Let's take another example. Here is a story that struck me recently. A grave has been found. Not just any old grave, but the oldest burial site in Africa, dug 1,000 lifetimes ago. The archaeologists carefully cast the entire grave in plaster to preserve the arrangement of surviving bone fragments and then carried the body to a laboratory. When the plaster was analysed it was found that the grave was the grave of a two year old boy, who was laid to rest wrapped up in a shroud, perhaps of animal skins, with his head lying on a pillow of leaves. 

78,000 years ago - surely an unimaginable gap in time from the present - a family lost a two year old boy and gently laid him in his final bed for the sleep of death. He is as dead as dead can be, and even if he had lived to a ripe old age he would still be as dead as dead can be. And so is everyone who ever knew or loved him. Yet finding his grave was not the same as finding the remains of tools or animals from 78,000 years ago. As the archaeologist Prof María Martinón-Torres said, when they moved the plaster cast "we didn't know we were carrying a child in our arms." The life of that boy is no more; but it is still the case that his existence has value - note "has" in the present tense.

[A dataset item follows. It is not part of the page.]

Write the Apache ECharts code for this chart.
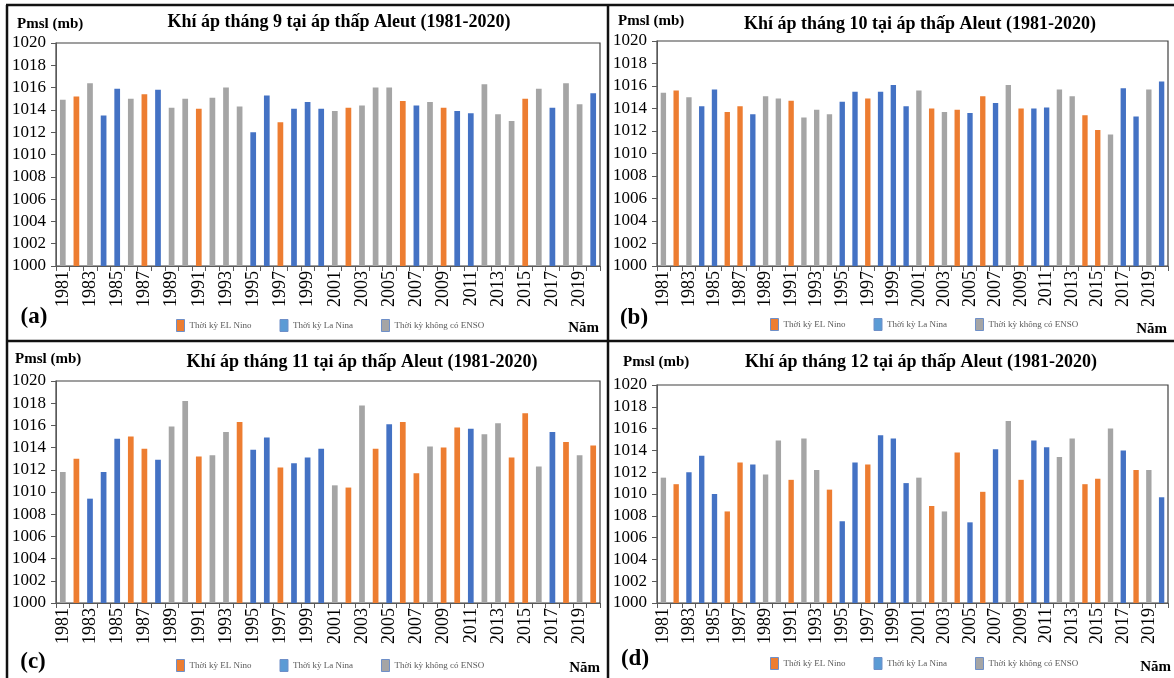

I am not claiming that this kind of Mattering is the most exciting part of the Christian idea of eternal life. But nor is it nothing. That little boy in Africa and George Floyd: they are both dead; but regardless of what anyone thinks about them, they have not been destroyed, eliminated or erased.

There you have it. If you listen to the prophets, if you believe that Black Lives Matter, and if you wonder how that might be true, then you should at least be aware that Christianity has given the matter some thought. Consider doing the same before its your turn to debate Abraham face to face.